* TASK DESCRIPTION: Pictures must not be retyped. Return exactly the lines from the one with "Reproduce this chart with Plotly." through the one with "return (px - L) / pw", both included, and no others.

[start]

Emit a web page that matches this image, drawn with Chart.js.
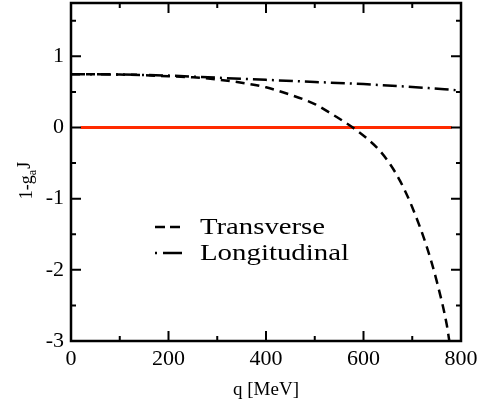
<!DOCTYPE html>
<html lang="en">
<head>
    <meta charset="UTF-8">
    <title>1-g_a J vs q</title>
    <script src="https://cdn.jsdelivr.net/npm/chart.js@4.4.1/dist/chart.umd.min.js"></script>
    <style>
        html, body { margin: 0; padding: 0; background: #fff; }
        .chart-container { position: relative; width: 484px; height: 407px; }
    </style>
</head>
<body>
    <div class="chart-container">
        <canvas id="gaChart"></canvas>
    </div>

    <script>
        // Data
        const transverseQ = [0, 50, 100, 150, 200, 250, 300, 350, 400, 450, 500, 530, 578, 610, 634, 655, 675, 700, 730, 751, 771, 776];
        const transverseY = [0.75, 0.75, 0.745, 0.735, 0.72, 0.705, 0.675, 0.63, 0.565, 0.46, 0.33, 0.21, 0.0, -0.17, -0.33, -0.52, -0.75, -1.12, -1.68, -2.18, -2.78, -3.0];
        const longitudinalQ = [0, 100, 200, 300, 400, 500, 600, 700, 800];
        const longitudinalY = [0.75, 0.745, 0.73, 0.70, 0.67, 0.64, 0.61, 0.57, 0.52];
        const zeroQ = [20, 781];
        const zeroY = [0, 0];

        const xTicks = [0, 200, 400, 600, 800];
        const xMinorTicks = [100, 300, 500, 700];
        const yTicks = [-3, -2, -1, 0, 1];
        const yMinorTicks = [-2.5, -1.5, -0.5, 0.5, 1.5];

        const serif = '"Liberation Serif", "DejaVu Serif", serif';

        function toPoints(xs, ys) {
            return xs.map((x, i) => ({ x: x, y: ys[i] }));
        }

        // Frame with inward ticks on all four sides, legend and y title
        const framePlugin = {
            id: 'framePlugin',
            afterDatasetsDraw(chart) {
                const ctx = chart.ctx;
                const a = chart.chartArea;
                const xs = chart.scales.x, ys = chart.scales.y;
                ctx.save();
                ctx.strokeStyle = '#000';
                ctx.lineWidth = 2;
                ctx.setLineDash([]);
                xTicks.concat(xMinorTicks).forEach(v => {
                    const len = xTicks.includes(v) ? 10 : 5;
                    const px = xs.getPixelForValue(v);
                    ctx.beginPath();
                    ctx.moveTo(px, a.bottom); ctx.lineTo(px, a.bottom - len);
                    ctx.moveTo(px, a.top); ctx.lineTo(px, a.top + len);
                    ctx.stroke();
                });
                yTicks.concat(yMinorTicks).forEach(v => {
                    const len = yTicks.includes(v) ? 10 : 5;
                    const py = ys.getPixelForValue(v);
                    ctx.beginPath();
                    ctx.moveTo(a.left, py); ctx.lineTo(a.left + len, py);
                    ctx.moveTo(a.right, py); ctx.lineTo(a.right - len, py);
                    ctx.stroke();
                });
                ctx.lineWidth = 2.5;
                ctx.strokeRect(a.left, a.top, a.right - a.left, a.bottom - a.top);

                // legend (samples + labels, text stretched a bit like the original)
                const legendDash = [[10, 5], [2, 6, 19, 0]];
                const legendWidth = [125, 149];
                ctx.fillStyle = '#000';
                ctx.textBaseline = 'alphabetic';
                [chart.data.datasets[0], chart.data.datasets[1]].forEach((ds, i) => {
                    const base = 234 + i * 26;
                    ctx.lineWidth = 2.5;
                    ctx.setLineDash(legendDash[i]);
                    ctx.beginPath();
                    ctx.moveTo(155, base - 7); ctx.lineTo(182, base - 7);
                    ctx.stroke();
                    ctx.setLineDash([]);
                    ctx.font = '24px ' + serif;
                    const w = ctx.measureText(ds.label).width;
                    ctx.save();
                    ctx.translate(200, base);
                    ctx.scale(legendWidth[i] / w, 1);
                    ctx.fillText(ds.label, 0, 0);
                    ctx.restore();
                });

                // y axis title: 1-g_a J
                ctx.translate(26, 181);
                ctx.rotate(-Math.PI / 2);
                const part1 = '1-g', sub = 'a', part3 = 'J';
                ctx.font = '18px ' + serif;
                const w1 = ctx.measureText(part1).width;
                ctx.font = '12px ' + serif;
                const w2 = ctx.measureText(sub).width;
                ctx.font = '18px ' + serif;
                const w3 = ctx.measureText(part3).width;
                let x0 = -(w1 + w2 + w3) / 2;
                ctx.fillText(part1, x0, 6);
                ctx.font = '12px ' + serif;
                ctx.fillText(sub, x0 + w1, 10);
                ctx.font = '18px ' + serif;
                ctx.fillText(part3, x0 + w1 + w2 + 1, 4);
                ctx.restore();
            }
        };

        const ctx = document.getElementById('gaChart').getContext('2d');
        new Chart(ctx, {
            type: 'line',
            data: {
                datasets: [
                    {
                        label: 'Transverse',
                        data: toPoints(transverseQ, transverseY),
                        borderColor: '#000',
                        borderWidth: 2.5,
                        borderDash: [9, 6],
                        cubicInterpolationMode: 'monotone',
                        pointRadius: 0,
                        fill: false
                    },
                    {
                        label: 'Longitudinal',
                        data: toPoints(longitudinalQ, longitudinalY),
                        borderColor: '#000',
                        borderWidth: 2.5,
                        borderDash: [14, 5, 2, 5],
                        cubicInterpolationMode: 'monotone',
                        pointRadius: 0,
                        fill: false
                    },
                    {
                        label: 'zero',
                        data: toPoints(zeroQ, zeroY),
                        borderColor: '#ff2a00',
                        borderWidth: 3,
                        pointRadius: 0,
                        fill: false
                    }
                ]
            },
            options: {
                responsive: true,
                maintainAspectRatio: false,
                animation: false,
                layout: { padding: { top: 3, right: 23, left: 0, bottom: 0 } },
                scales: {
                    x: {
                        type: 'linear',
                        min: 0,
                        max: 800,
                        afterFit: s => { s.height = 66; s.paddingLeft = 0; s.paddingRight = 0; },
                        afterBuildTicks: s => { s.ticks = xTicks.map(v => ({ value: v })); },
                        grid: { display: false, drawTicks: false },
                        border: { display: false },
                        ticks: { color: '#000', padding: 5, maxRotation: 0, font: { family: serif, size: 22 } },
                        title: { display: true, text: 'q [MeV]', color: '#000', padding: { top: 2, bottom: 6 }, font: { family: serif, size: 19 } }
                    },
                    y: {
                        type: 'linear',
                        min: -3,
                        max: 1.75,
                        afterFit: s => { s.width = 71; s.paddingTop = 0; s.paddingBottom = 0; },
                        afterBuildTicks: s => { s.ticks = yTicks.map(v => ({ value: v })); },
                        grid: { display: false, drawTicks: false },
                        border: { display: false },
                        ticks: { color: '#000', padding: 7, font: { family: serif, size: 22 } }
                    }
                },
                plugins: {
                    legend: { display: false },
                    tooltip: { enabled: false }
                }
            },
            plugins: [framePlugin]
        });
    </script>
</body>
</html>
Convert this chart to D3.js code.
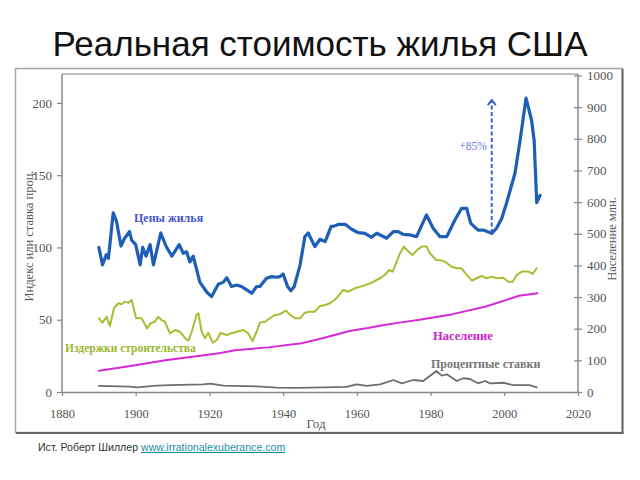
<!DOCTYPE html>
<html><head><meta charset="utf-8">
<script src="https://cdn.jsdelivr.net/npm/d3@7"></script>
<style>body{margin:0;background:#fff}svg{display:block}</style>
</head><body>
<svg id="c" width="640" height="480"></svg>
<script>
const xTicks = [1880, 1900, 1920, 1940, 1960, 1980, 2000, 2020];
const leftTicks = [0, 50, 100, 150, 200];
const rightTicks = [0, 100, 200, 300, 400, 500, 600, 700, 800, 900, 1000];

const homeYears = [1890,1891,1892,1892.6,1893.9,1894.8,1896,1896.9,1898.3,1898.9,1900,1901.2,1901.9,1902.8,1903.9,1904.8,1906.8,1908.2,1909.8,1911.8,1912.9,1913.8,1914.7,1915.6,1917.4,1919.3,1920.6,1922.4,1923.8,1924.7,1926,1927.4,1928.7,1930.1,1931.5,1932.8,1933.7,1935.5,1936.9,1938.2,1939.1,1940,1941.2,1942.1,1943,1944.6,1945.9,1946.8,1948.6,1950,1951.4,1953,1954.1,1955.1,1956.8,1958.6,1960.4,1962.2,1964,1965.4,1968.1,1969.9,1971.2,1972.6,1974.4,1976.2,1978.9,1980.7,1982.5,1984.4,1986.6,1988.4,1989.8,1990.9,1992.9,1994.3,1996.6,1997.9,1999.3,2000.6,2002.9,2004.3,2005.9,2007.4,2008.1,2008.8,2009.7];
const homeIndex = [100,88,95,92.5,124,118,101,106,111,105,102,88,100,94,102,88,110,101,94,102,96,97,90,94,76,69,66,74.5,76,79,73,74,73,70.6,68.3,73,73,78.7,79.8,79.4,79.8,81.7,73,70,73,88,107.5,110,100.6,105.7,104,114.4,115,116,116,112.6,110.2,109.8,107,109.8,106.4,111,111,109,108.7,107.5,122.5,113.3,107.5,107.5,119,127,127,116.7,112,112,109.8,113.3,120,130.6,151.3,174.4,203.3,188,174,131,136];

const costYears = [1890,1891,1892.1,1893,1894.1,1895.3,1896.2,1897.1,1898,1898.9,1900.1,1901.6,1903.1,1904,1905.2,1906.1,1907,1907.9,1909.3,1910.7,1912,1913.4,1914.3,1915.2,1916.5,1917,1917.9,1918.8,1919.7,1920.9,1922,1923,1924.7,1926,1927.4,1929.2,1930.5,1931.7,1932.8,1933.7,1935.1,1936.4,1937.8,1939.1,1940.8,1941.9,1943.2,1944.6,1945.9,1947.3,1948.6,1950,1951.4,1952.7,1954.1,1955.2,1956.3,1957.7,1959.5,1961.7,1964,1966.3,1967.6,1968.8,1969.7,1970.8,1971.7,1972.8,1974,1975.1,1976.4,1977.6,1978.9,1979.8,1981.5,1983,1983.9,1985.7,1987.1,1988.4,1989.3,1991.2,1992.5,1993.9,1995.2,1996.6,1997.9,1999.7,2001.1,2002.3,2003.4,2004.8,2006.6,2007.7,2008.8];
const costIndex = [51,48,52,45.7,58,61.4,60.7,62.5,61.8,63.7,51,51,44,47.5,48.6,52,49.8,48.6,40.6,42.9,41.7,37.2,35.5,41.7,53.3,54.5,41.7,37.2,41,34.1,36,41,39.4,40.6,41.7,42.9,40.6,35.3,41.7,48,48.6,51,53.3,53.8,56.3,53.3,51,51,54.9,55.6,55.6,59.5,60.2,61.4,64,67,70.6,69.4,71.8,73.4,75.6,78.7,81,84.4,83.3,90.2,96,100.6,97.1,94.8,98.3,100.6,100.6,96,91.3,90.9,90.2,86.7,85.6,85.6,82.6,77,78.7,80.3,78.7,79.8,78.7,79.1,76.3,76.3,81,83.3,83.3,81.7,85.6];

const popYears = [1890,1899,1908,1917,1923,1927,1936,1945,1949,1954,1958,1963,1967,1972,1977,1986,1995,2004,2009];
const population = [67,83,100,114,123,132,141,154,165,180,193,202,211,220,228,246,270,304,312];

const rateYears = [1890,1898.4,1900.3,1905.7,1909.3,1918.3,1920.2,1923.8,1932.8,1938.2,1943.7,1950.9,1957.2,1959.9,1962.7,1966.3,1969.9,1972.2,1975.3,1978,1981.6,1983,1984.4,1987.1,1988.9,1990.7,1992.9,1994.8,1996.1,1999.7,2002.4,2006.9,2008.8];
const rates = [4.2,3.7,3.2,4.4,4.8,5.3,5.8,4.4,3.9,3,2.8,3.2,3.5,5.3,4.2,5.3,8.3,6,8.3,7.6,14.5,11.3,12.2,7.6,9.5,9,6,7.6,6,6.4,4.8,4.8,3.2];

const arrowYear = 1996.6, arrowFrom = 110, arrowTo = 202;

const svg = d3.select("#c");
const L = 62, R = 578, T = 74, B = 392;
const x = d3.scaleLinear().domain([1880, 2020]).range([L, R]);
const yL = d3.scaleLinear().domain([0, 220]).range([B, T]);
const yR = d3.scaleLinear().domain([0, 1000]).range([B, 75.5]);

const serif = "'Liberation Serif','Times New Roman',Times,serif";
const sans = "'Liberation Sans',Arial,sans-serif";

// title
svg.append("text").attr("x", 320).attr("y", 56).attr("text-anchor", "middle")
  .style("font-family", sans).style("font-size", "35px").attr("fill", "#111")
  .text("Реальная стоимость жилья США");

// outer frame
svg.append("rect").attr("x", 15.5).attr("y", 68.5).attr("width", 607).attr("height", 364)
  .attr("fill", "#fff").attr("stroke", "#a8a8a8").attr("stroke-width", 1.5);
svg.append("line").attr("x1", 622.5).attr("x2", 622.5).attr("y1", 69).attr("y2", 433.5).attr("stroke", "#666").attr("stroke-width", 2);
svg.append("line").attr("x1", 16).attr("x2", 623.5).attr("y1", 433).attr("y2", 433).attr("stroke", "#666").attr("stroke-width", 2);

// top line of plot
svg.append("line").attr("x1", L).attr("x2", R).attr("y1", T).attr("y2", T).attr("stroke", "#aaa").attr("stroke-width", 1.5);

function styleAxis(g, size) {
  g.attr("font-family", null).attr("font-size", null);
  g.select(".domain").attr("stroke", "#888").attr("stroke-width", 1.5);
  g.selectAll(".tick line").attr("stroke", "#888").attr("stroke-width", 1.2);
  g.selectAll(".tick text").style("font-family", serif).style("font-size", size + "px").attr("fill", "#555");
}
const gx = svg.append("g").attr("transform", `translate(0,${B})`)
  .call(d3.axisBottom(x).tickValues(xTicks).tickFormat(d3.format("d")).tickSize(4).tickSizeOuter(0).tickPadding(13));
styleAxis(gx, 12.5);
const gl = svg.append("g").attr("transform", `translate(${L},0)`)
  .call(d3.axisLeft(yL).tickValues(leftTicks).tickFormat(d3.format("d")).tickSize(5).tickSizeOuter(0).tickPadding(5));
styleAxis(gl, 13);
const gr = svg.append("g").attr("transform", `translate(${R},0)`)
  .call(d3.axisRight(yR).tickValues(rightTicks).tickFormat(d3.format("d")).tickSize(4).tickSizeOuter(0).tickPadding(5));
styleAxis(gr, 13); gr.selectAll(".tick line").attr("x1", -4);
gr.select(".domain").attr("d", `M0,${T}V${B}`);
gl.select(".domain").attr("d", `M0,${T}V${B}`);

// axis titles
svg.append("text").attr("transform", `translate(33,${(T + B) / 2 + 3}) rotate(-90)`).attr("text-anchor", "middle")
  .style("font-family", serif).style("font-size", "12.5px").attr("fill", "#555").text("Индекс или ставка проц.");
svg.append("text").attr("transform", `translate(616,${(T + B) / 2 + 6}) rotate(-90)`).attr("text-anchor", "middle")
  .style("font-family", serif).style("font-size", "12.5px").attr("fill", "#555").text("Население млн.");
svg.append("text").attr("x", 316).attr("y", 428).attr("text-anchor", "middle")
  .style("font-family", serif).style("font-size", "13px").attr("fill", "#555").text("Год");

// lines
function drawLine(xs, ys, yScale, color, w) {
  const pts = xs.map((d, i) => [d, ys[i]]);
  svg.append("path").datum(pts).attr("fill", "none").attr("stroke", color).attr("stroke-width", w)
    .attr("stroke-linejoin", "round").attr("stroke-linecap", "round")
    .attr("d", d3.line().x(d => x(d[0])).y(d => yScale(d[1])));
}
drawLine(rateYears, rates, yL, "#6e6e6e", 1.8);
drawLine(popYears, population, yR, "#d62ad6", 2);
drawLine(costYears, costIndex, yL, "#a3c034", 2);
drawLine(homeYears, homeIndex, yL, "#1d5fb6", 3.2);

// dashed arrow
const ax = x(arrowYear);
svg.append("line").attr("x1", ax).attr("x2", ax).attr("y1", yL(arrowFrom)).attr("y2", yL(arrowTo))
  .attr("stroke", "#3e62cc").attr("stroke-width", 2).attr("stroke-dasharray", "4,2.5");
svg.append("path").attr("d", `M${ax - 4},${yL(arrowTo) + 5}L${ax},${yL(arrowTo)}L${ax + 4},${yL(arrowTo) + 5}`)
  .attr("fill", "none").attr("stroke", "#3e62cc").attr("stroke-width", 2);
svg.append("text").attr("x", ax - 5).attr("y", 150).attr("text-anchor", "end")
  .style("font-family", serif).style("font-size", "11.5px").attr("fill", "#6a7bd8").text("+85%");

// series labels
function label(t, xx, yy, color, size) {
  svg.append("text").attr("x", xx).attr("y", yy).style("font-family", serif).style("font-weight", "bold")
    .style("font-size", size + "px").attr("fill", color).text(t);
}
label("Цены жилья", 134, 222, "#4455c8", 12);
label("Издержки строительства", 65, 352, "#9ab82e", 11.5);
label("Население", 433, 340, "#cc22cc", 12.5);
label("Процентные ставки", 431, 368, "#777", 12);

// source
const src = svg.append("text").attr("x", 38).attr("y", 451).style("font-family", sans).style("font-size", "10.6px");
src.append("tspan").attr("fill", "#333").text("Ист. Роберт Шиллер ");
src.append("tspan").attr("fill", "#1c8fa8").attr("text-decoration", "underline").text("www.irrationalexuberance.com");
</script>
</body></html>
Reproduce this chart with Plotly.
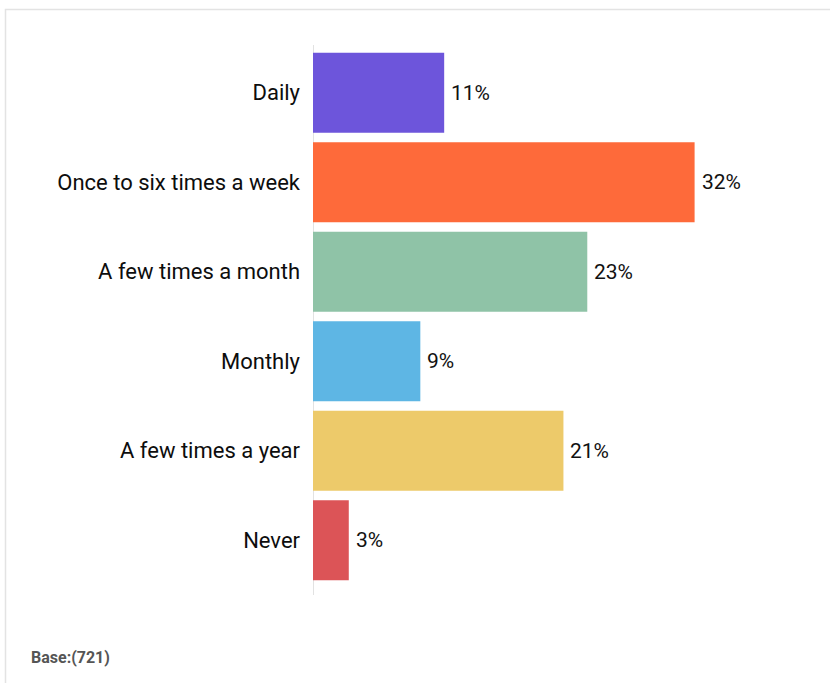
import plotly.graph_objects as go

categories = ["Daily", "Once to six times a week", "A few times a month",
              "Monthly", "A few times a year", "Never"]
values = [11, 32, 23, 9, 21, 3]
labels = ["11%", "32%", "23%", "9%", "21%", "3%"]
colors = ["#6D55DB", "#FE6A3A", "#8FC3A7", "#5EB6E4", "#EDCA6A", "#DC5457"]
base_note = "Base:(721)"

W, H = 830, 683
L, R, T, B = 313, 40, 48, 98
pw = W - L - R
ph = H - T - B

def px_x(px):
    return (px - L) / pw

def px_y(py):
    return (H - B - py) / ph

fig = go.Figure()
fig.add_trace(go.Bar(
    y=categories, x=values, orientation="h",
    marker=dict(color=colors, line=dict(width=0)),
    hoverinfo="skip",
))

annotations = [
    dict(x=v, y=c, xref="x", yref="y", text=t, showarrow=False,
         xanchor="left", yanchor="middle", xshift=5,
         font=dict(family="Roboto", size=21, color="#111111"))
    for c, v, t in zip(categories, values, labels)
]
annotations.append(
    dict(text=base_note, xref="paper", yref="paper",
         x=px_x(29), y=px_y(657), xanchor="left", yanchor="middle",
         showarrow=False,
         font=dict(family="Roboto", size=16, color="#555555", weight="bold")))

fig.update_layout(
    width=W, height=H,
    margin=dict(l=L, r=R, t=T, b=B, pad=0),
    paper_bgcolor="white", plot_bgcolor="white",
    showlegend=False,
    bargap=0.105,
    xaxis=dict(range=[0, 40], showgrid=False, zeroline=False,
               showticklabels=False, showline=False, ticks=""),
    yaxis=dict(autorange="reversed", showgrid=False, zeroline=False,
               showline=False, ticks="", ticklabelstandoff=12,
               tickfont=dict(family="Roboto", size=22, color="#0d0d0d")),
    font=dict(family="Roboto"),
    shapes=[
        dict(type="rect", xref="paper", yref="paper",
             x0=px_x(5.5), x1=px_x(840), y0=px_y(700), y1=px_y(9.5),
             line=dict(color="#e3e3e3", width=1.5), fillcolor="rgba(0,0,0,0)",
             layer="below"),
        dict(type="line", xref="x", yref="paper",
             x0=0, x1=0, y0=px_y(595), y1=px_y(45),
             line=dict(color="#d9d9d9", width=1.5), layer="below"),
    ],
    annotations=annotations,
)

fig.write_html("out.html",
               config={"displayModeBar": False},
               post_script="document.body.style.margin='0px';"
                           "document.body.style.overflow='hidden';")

[end]

* ANSWER:
Reproduce this chart with Plotly.
import plotly.graph_objects as go

categories = ["Daily", "Once to six times a week", "A few times a month",
              "Monthly", "A few times a year", "Never"]
values = [11, 32, 23, 9, 21, 3]
labels = ["11%", "32%", "23%", "9%", "21%", "3%"]
colors = ["#6D55DB", "#FE6A3A", "#8FC3A7", "#5EB6E4", "#EDCA6A", "#DC5457"]
base_note = "Base:(721)"

W, H = 830, 683
L, R, T, B = 313, 40, 48, 98
pw = W - L - R
ph = H - T - B

def px_x(px):
    return (px - L) / pw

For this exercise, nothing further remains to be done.